Scientists have identified new gene modifications that can make tomatoes and eggplants grow bigger, which could help boost yields in developing countries.
Humans have been genetically engineering crops for thousands of years – but where the process used to involve simply selecting bigger or more fruitful plants to grow next year, in recent years scientists have been able to hack the genomes of crops and tweak specific genes to improve size, yield, hardiness, taste or texture.
To improve food security, researchers are currently mapping out the genomes of 22 crops in the nightshade genus, which includes tomatoes, potatoes, eggplants and peppers. In a new analysis, led by Johns Hopkins University and Cold Spring Harbor Laboratory, scientists realized that in these genomes, many gene sequences seem to duplicate over long time scales.

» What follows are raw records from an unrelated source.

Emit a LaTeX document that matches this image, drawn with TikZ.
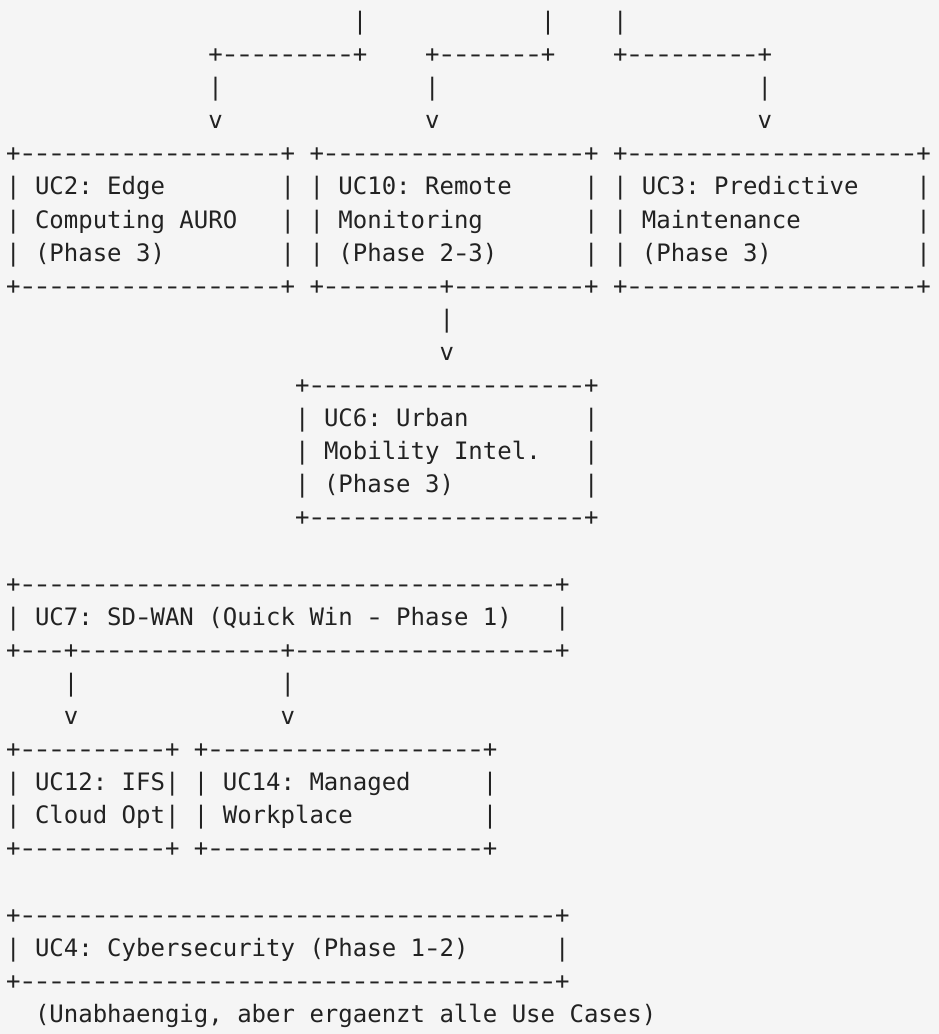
\documentclass[tikz,border=0pt]{standalone}
\usepackage{fontspec}
\usepackage{graphicx}
\usepackage{xstring}
\setmonofont{DejaVu Sans Mono}
\definecolor{bg}{HTML}{F5F5F5}
\definecolor{ink}{HTML}{222222}
\tikzset{
  txt/.style={anchor=base west, inner sep=0pt, outer sep=0pt, text=ink,
              font=\fontsize{24}{28}\selectfont\ttfamily}
}
% a hyphen drawn as wide as in the reference
\newcommand\hy{\makebox[0.6021em][c]{\scalebox{1.35}[1]{-}}}
\newcommand\wide[1]{\noexpandarg\StrSubstitute{#1}{-}{\hy}}
% \seg{name}{row}{column}{text}
\newcommand\seg[4]{\node[txt] (#1) at ({6.1pt+#3*14.45pt},{1004.5pt-(#2-1)*33.1pt}) {\wide{#4}};}
\begin{document}
\begin{tikzpicture}
\fill[bg] (0,0) rectangle (939pt,1034pt);
\useasboundingbox (0,0) rectangle (939pt,1034pt);
% top feeders
\seg{a1}{1}{24}{|}\seg{a2}{1}{37}{|}\seg{a3}{1}{42}{|}
\seg{b1}{2}{14}{+---------+}\seg{b2}{2}{29}{+-------+}\seg{b3}{2}{42}{+---------+}
\seg{c1}{3}{14}{|}\seg{c2}{3}{29}{|}\seg{c3}{3}{52}{|}
\seg{d1}{4}{14}{v}\seg{d2}{4}{29}{v}\seg{d3}{4}{52}{v}
% UC2 / UC10 / UC3
\seg{e1}{5}{0}{+------------------+}\seg{e2}{5}{21}{+------------------+}\seg{e3}{5}{42}{+--------------------+}
\seg{f1}{6}{0}{|}\seg{f2}{6}{2}{UC2: Edge}\seg{f3}{6}{19}{|}
\seg{f4}{6}{21}{|}\seg{f5}{6}{23}{UC10: Remote}\seg{f6}{6}{40}{|}
\seg{f7}{6}{42}{|}\seg{f8}{6}{44}{UC3: Predictive}\seg{f9}{6}{63}{|}
\seg{g1}{7}{0}{|}\seg{g2}{7}{2}{Computing AURO}\seg{g3}{7}{19}{|}
\seg{g4}{7}{21}{|}\seg{g5}{7}{23}{Monitoring}\seg{g6}{7}{40}{|}
\seg{g7}{7}{42}{|}\seg{g8}{7}{44}{Maintenance}\seg{g9}{7}{63}{|}
\seg{h1}{8}{0}{|}\seg{h2}{8}{2}{(Phase 3)}\seg{h3}{8}{19}{|}
\seg{h4}{8}{21}{|}\seg{h5}{8}{23}{(Phase 2-3)}\seg{h6}{8}{40}{|}
\seg{h7}{8}{42}{|}\seg{h8}{8}{44}{(Phase 3)}\seg{h9}{8}{63}{|}
\seg{i1}{9}{0}{+------------------+}\seg{i2}{9}{21}{+--------+---------+}\seg{i3}{9}{42}{+--------------------+}
\seg{j1}{10}{30}{|}
\seg{k1}{11}{30}{v}
% UC6
\seg{l1}{12}{20}{+-------------------+}
\seg{m1}{13}{20}{|}\seg{m2}{13}{22}{UC6: Urban}\seg{m3}{13}{40}{|}
\seg{n1}{14}{20}{|}\seg{n2}{14}{22}{Mobility Intel.}\seg{n3}{14}{40}{|}
\seg{o1}{15}{20}{|}\seg{o2}{15}{22}{(Phase 3)}\seg{o3}{15}{40}{|}
\seg{p1}{16}{20}{+-------------------+}
% UC7
\seg{q1}{18}{0}{+-------------------------------------+}
\seg{r1}{19}{0}{|}\seg{r2}{19}{2}{UC7: SD-WAN (Quick Win - Phase 1)}\seg{r3}{19}{38}{|}
\seg{s1}{20}{0}{+---+--------------+------------------+}
\seg{t1}{21}{4}{|}\seg{t2}{21}{19}{|}
\seg{u1}{22}{4}{v}\seg{u2}{22}{19}{v}
% UC12 / UC14
\seg{w1}{23}{0}{+----------+}\seg{w2}{23}{13}{+-------------------+}
\seg{x1}{24}{0}{|}\seg{x2}{24}{2}{UC12: IFS}\seg{x3}{24}{11}{|}
\seg{x4}{24}{13}{|}\seg{x5}{24}{15}{UC14: Managed}\seg{x6}{24}{33}{|}
\seg{y1}{25}{0}{|}\seg{y2}{25}{2}{Cloud Opt}\seg{y3}{25}{11}{|}
\seg{y4}{25}{13}{|}\seg{y5}{25}{15}{Workplace}\seg{y6}{25}{33}{|}
\seg{z1}{26}{0}{+----------+}\seg{z2}{26}{13}{+-------------------+}
% UC4
\seg{aa1}{28}{0}{+-------------------------------------+}
\seg{ab1}{29}{0}{|}\seg{ab2}{29}{2}{UC4: Cybersecurity (Phase 1-2)}\seg{ab3}{29}{38}{|}
\seg{ac1}{30}{0}{+-------------------------------------+}
\seg{ad1}{31}{2}{(Unabhaengig, aber ergaenzt alle Use Cases)}
\end{tikzpicture}
\end{document}
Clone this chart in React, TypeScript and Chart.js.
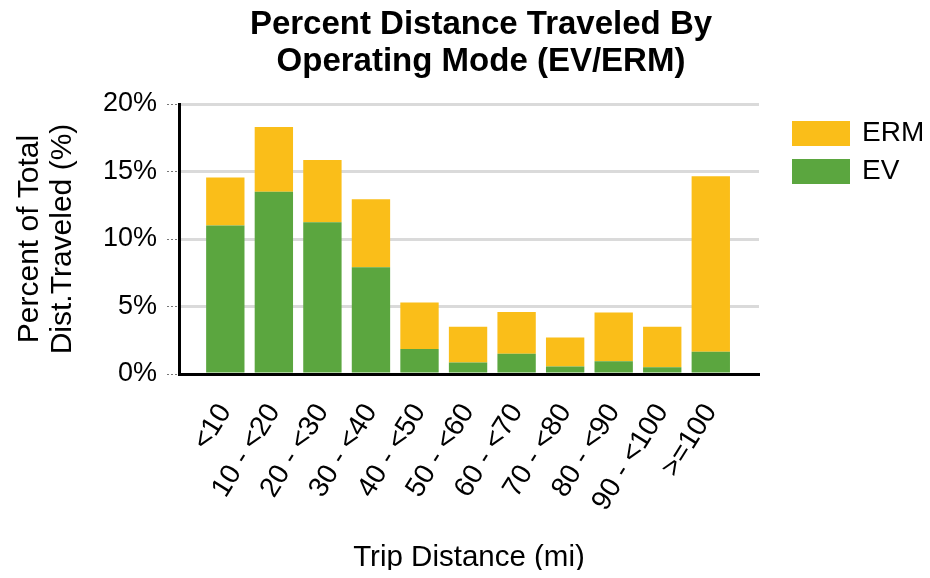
import React, { useEffect, useRef } from 'react';
import { Chart, registerables } from 'chart.js';

Chart.register(...registerables);

const FONT = "'Liberation Sans', Arial, Helvetica, sans-serif";

const titleLines = ['Percent Distance Traveled By', 'Operating Mode (EV/ERM)'];
const xTitle = 'Trip Distance (mi)';
const yTitleLines = ['Percent of Total', 'Dist.Traveled (%)'];

const categories = ['<10', '10 - <20', '20 - <30', '30 - <40', '40 - <50', '50 - <60', '60 - <70', '70 - <80', '80 - <90', '90 - <100', '>=100'];
const evValues = [11.0, 13.5, 11.25, 7.9, 1.85, 0.85, 1.5, 0.55, 0.95, 0.5, 1.65];
const ermValues = [3.55, 4.8, 4.6, 5.05, 3.45, 2.65, 3.1, 2.15, 3.6, 3.0, 13.0];
const yTickValues = [0, 5, 10, 15, 20];

const GREEN = '#5BA63F';
const ORANGE = '#FABE19';

const overlayPlugin = {
  id: 'overlay',
  afterDraw(chart: any) {
    const ctx = chart.ctx;
    const area = chart.chartArea;
    ctx.save();
    // title
    ctx.fillStyle = '#000';
    ctx.font = `bold 33px ${FONT}`;
    ctx.textAlign = 'center';
    ctx.textBaseline = 'middle';
    titleLines.forEach((t, i) => ctx.fillText(t, 473, 17 + i * 37));
    // legend (reverse order: ERM on top)
    const items = [...chart.data.datasets].reverse();
    items.forEach((ds: any, i: number) => {
      const x = area.right + 33;
      const y = area.top + 17 + i * 38;
      ctx.fillStyle = ds.backgroundColor;
      ctx.fillRect(x, y, 58, 25);
      ctx.fillStyle = '#000';
      ctx.font = `28px ${FONT}`;
      ctx.textAlign = 'left';
      ctx.textBaseline = 'middle';
      ctx.fillText(ds.label, x + 70, y + 12.5);
    });
    ctx.restore();
  },
};

export default function App() {
  const ref = useRef<HTMLCanvasElement>(null);
  useEffect(() => {
    const chart = new Chart(ref.current as HTMLCanvasElement, {
      type: 'bar',
      data: {
        datasets: [
          {
            label: 'EV',
            data: evValues.map((y, i) => ({ x: i, y })) as any,
            backgroundColor: GREEN,
            barPercentage: 0.79,
            categoryPercentage: 1,
          },
          {
            label: 'ERM',
            data: ermValues.map((y, i) => ({ x: i, y })) as any,
            backgroundColor: ORANGE,
            barPercentage: 0.79,
            categoryPercentage: 1,
          },
        ],
      },
      options: {
        animation: false,
        responsive: false,
        maintainAspectRatio: false,
        layout: { padding: { top: 96, right: 163, left: 0, bottom: 0 } },
        plugins: {
          legend: { display: false },
          title: { display: false },
          tooltip: { enabled: false },
        },
        scales: {
          x: {
            type: 'linear',
            stacked: true,
            min: -0.954,
            max: 10.993,
            offset: false,
            afterBuildTicks: (s: any) => {
              s.ticks = categories.map((_, i) => ({ value: i }));
            },
            afterFit: (s: any) => {
              s.height = 196;
            },
            grid: { display: false },
            border: { display: true, color: '#000', width: 3 },
            ticks: {
              autoSkip: false,
              minRotation: 58,
              maxRotation: 58,
              padding: 16,
              color: '#000',
              font: { family: FONT, size: 28 },
              callback: (v: any) => categories[v] ?? '',
            },
            title: {
              display: true,
              text: xTitle,
              color: '#000',
              font: { family: FONT, size: 29.5, lineHeight: 0.85 },
              padding: 0,
            },
          },
          y: {
            stacked: true,
            min: 0,
            max: 20,
            afterBuildTicks: (s: any) => {
              s.ticks = yTickValues.map((v) => ({ value: v }));
            },
            afterFit: (s: any) => {
              s.width = 171;
            },
            grid: {
              color: '#dadada',
              lineWidth: 3,
              tickColor: '#777',
              tickWidth: 1,
              tickLength: 12,
              tickBorderDash: [2, 2],
            },
            border: { color: '#000', width: 3 },
            ticks: {
              padding: 10,
              color: '#000',
              font: { family: FONT, size: 27 },
              callback: (v: any) => v + '%',
            },
            title: {
              display: true,
              text: yTitleLines,
              color: '#000',
              font: { family: FONT, size: 30, lineHeight: 1.1 },
              padding: { top: 5, bottom: 0 },
            },
          },
        },
      },
      plugins: [overlayPlugin],
    });
    return () => chart.destroy();
  }, []);
  return (
    <div style={{ width: 914, height: 562 }}>
      <canvas ref={ref} width={914} height={562} style={{ display: 'block', width: 914, height: 562 }} />
    </div>
  );
}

Exactly what role these genes played wasn’t clear, so the team investigated by tweaking the nightshade genomes. The researchers silenced either one or both copies of these duplicate genes, then grew the plants in the lab to see what happened. It turns out, they played important roles in traits like how long they took to flower, and the size and shape of the fruit that grew.
In one related plant – the forest nightshade – the team found that knocking out both copies of a duplicate gene called CLV3 turned the fruit all “weird, bubbly, disorganized.” But if just one copy was edited, the fruit grew larger than usual. In those edited plants, 30% of the fruit grew a third locule – the fleshy capsule that contains seeds. Wild-type plants normally had only two locules, growing a third just 5% of the time.
The fruit of the forest nightshade isn’t edible, but the team suspected that its food crop relatives might have similar genes at work. Sure enough, in the African eggplant genome they found a gene called SaetSCPL25-like, which directly controlled the number of locules the fruit grew. Better yet, when they edited these same genes into tomato plants, they also grew bigger fruit with more locules.
“This work shows the importance of studying many species together,” said Michael Schatz, co-lead author of the study. “We leveraged decades of work in tomato genetics to rapidly advance African eggplants, and along the way we found entirely new genes in African eggplants that reciprocally advance tomatoes. We call this 'pan-genetics,' and it opens endless opportunities to bring many new fruits, foods, and flavors to dinner plates around the world.”
Already, scientists have developed ways to genetically engineer tomatoes to improve their taste and nutritional value, change their size, speed up or slow down their ripening, and even turn them purple or make them spicy.
The research was published in the journal Nature.